Robert Dober
4/29/2007 3:07:00 PM
On 4/29/07, David A. Black <dblack@wobblini.net> wrote:
> Hi --
>
> On 4/29/07, Robert Dober <robert.dober@gmail.com> wrote:
> > On 4/29/07, David A. Black <dblack@wobblini.net> wrote:
> > > You're doing too much work -- let Ruby do it :-)
> > ... for sure, but
> > >
> > > class Array
> > > def longest
> > > map {|e| e.to_s }.max
> > > end
> > > end
> > I think it is not exactly what OP wanted
> > because %w{x aaaa}.max is "x"
> > so I will try to comply to his needs
> > def longest
> > map{ |e| [e.to_s.size, e.to_s]}.max.first
> > end
>
> You're right that I was wrong (because I didn't do the .size thing),
> but yours gives you an integer:
>
> ['x', 'aaaa'].longest # => 4
>
> I think you'd have to reverse your array.

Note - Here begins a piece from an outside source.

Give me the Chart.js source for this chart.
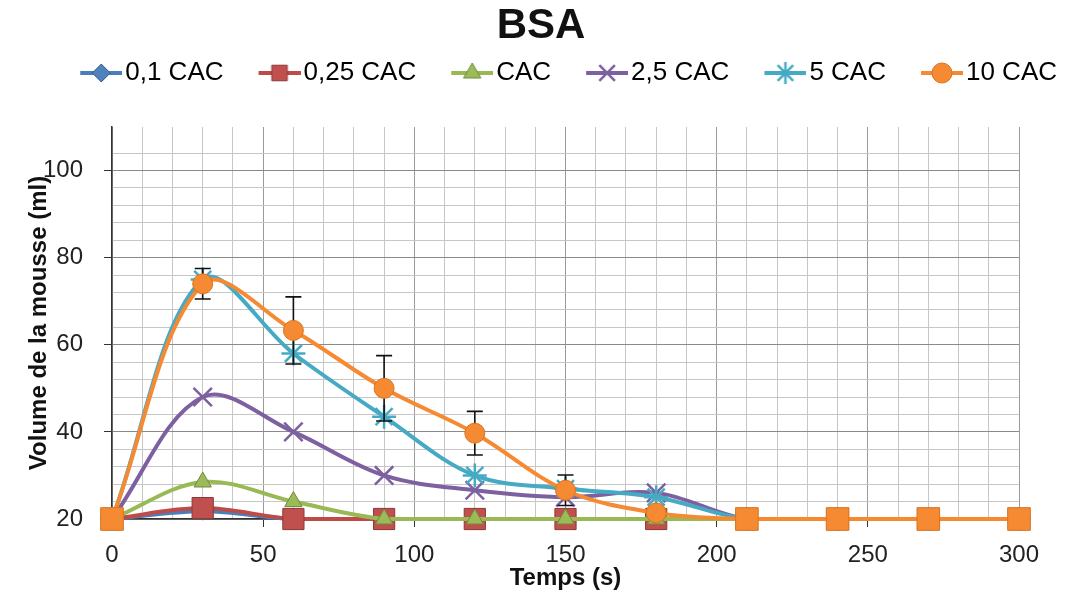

Together we might get there ;), maybe just applying #last instead of #first.
See Harry's code too, which
> uses a block with max.
Which is great, I admit that is the nicest solution, learned something again :)
You could also do:
>
> sort_by {|e| e.to_s.size }[-1]
That's nice too, (personally I prefer #last to [-1])
>
> (since there's no max_by :-)
yet
>
>
Cheers
Robert
>
--
You see things; and you say Why?
But I dream things that never were; and I say Why not?